The six-acre waterfront Greenwich estate once owned by President Donald Trump is back on the market, with a 29% price cut.
The current owners, who bought it from Ivana Trump in 1998 for $15 million after she kept it in her divorce from The Donald, have been trying to sell the 20,000-square-foot Georgian mansion since 2009 when it first hit the market at $50 million. The price was bumped up to $54 million in 2014 and 2015, then dropped to $45 million in 2016 as Trump tied up the Republican nomination. It was off the market for a year, then relisted for 12 months in early 2018 for $45 million, according to Zillow data.
Now, it’s back, newly listed with Joseph Barbieri of Sotheby’s International Realty in Greenwich with a $38.5 million price tag.
Barbieri doesn’t mention any link to the president in his description of the estate, but he does suggest a potential use for the property: “Opportunity to renovate or build new on 3 sub-divided lots, approximately 2 acres each.”
The location is breathtaking, at the tip of a private peninsula, in one of the most desirable locations in Greenwich. It's set in Indian Harbor, one of Greenwich's famed "private neighborhoods." That means: Don't even think of driving down the street. There's a gate blocking the road intended to keep out the riff-raff before you get anywhere near Trump's former estate.
Donald and Ivana Trump bought the estate in the early 1980s for about $4 million. It was a few miles away from the Greenwich vacation home of Trump's mentor and original "fixer," Roy Cohn. Author Peter Manso, who now lives in Provincetown, Massachusetts, remembers a dinner party at Cohn's Greenwich home in 1981 when he was seated next to Donald Trump, who tried to sell him a condominium in Trump Tower, then under construction.
“Roy and Donald Trump were very close,” said Manso. “I wouldn't have surprised me if Trump bought the Greenwich estate because of Roy's influence.”

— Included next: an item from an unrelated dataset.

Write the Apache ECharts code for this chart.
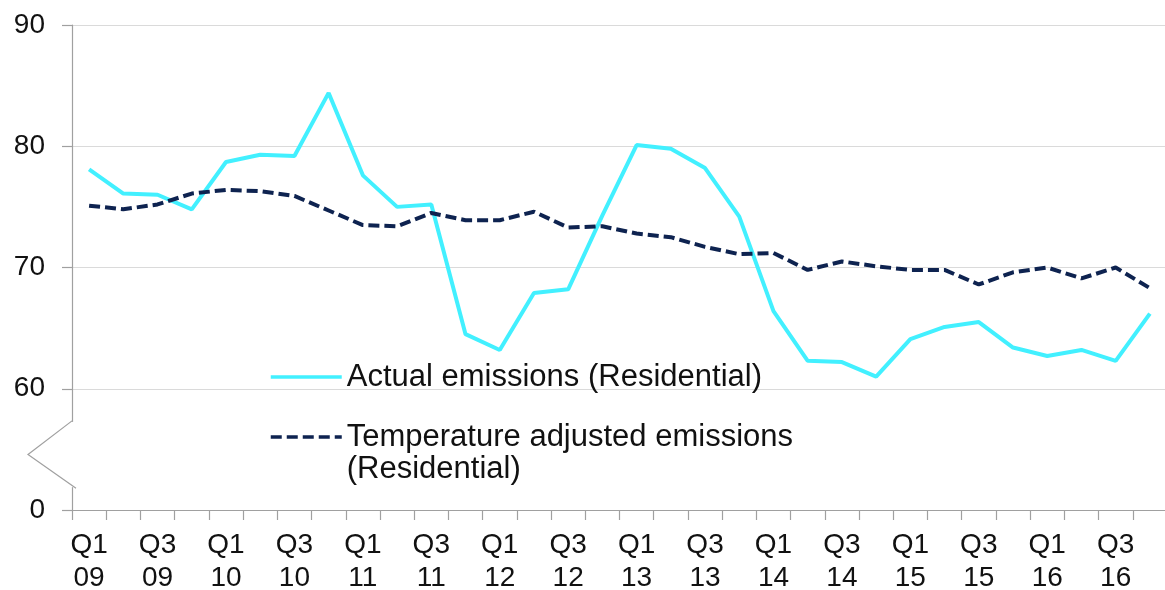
<!DOCTYPE html>
<html>
<head>
<meta charset="utf-8">
<script src="https://cdn.jsdelivr.net/npm/echarts@6/dist/echarts.min.js"></script>
<style>
html,body{margin:0;padding:0;background:#fff;}
#chart{width:1165px;height:590px;}
</style>
</head>
<body>
<div id="chart"></div>
<script>
// ---- data ----
var categories = ['Q1 09','Q2 09','Q3 09','Q4 09','Q1 10','Q2 10','Q3 10','Q4 10',
                  'Q1 11','Q2 11','Q3 11','Q4 11','Q1 12','Q2 12','Q3 12','Q4 12',
                  'Q1 13','Q2 13','Q3 13','Q4 13','Q1 14','Q2 14','Q3 14','Q4 14',
                  'Q1 15','Q2 15','Q3 15','Q4 15','Q1 16','Q2 16','Q3 16','Q4 16'];
var actualEmissions = [78.1, 76.1, 76.0, 74.8, 78.7, 79.3, 79.2, 84.4,
                       77.6, 75.0, 75.2, 64.5, 63.2, 67.9, 68.2, 74.3,
                       80.1, 79.8, 78.2, 74.2, 66.4, 62.3, 62.2, 61.0,
                       64.1, 65.1, 65.5, 63.4, 62.7, 63.2, 62.3, 66.2];
var adjustedEmissions = [75.1, 74.8, 75.2, 76.1, 76.4, 76.3, 75.9, 74.7,
                         73.5, 73.4, 74.5, 73.9, 73.9, 74.6, 73.3, 73.4,
                         72.8, 72.5, 71.7, 71.1, 71.2, 69.8, 70.5, 70.1,
                         69.8, 69.8, 68.6, 69.6, 70.0, 69.1, 70.0, 68.3];
var seriesNames = ['Actual emissions (Residential)', 'Temperature adjusted emissions (Residential)'];
var yTickValues = [50, 60, 70, 80, 90];
var yTickLabels = ['0', '60', '70', '80', '90'];

var chart = echarts.init(document.getElementById('chart'), null, {renderer: 'canvas'});
var FONT = '"Liberation Sans", Arial, sans-serif';
var axisGrey = '#a0a0a0';

var option = {
  backgroundColor: '#ffffff',
  animation: false,
  grid: {left: 72, top: 25, right: -2, bottom: 80, containLabel: false, outerBoundsMode: 'none'},
  legend: [
    {
      data: [seriesNames[0]],
      left: 269, top: 361, padding: 0,
      orient: 'vertical',
      itemWidth: 71, itemHeight: 14, itemGap: 0,
      itemStyle: {opacity: 0},
      lineStyle: {width: 3.5},
      textStyle: {fontFamily: FONT, fontSize: 31, color: '#111', lineHeight: 32}
    },
    {
      data: [seriesNames[1]],
      left: 269, top: 389, padding: 0,
      orient: 'vertical',
      itemWidth: 71, itemHeight: 14, itemGap: 0,
      itemStyle: {opacity: 0},
      lineStyle: {width: 3.5},
      formatter: function () { return '\nTemperature adjusted emissions\n(Residential)'; },
      textStyle: {fontFamily: FONT, fontSize: 31, color: '#111', lineHeight: 32}
    }
  ],
  xAxis: {
    type: 'category',
    data: categories,
    boundaryGap: true,
    axisLine: {show: true, lineStyle: {color: axisGrey, width: 1.2}},
    axisTick: {show: true, interval: 0, length: 10, lineStyle: {color: axisGrey, width: 1.2}},
    axisLabel: {
      interval: 1,
      margin: 19,
      fontFamily: FONT, fontSize: 28, lineHeight: 33, color: '#111',
      formatter: function (v) { return v.replace(' ', '\n'); }
    },
    splitLine: {show: false}
  },
  yAxis: {
    type: 'value',
    min: 50, max: 90, interval: 10,
    axisLine: {show: true, lineStyle: {color: axisGrey, width: 1.2}},
    axisTick: {show: true, length: 10, lineStyle: {color: axisGrey, width: 1.2}},
    axisLabel: {
      margin: 27,
      fontFamily: FONT, fontSize: 28, color: '#111',
      formatter: function (v) {
        var i = yTickValues.indexOf(v);
        return i >= 0 ? yTickLabels[i] : '';
      }
    },
    splitLine: {show: true, lineStyle: {color: '#dadada', width: 1.2}}
  },
  series: [
    {
      name: seriesNames[0],
      type: 'line',
      data: actualEmissions,
      symbol: 'none',
      lineStyle: {color: '#42F0FF', width: 4},
      itemStyle: {color: '#42F0FF'},
      z: 3
    },
    {
      name: seriesNames[1],
      type: 'line',
      data: adjustedEmissions,
      symbol: 'none',
      lineStyle: {color: '#0E2350', width: 4, type: [11, 5]},
      itemStyle: {color: '#0E2350'},
      z: 4
    }
  ]
};
chart.setOption(option);

// axis-break decoration on the y axis (between 0 and 60)
var p1 = chart.convertToPixel({yAxisIndex: 0}, 57.35);
var p2 = chart.convertToPixel({yAxisIndex: 0}, 51.8);
var gridLeft = 72;
chart.setOption({
  graphic: [
    {type: 'rect', shape: {x: gridLeft - 3, y: p1 + 1, width: 6, height: p2 - p1 - 2},
     style: {fill: '#ffffff'}, z: 100},
    {type: 'polyline', shape: {points: [[gridLeft, p1], [gridLeft - 44, (p1 + p2) / 2], [gridLeft + 4, p2]]},
     style: {stroke: axisGrey, lineWidth: 1.2, fill: null}, z: 101}
  ]
});
</script>
</body>
</html>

Greenwich, a town in Fairfield County that's about 30 miles north of Manhattan, is known as a hedge-fund haven. That's not just because of the many fund managers who own estates in the seacoast town of 61,000 people. Some of the world's biggest hedge funds are headquartered there, such as AQR Capital Management, Lone Pine Capital, and Eddie Lampert’s ESL Investments.
The town’s real estate market has been struggling in recent years, for a variety of reasons. The tax reform bill passed by Congress at the end of 2017 made it costlier to own luxury real estate in areas with high property taxes like Greenwich. Wall Street financiers who once drove demand in the Greenwich market are choosing other locations to live, including Manhattan’s plethora of shiny new condo towers. The Hamptons, the collection of villages on Long Island’s easternmost tip, are seen by many as a more glamorous location for a summer home.
The median price of a home in Greenwich fell 17% to $1.69 million in the first quarter from a year earlier, according to a report by Miller Samuel and Douglas Elliman Real Estate. The average size of single-family homes that sold shrank for the third time, the report said. Meanwhile, the number of luxury houses on the market jumped 68% to 232.
"There's a recalibration going on at the high end of real estate in some luxury markets, including the markets in the New York area," said Jonathan Miller, president of Miller Samuel.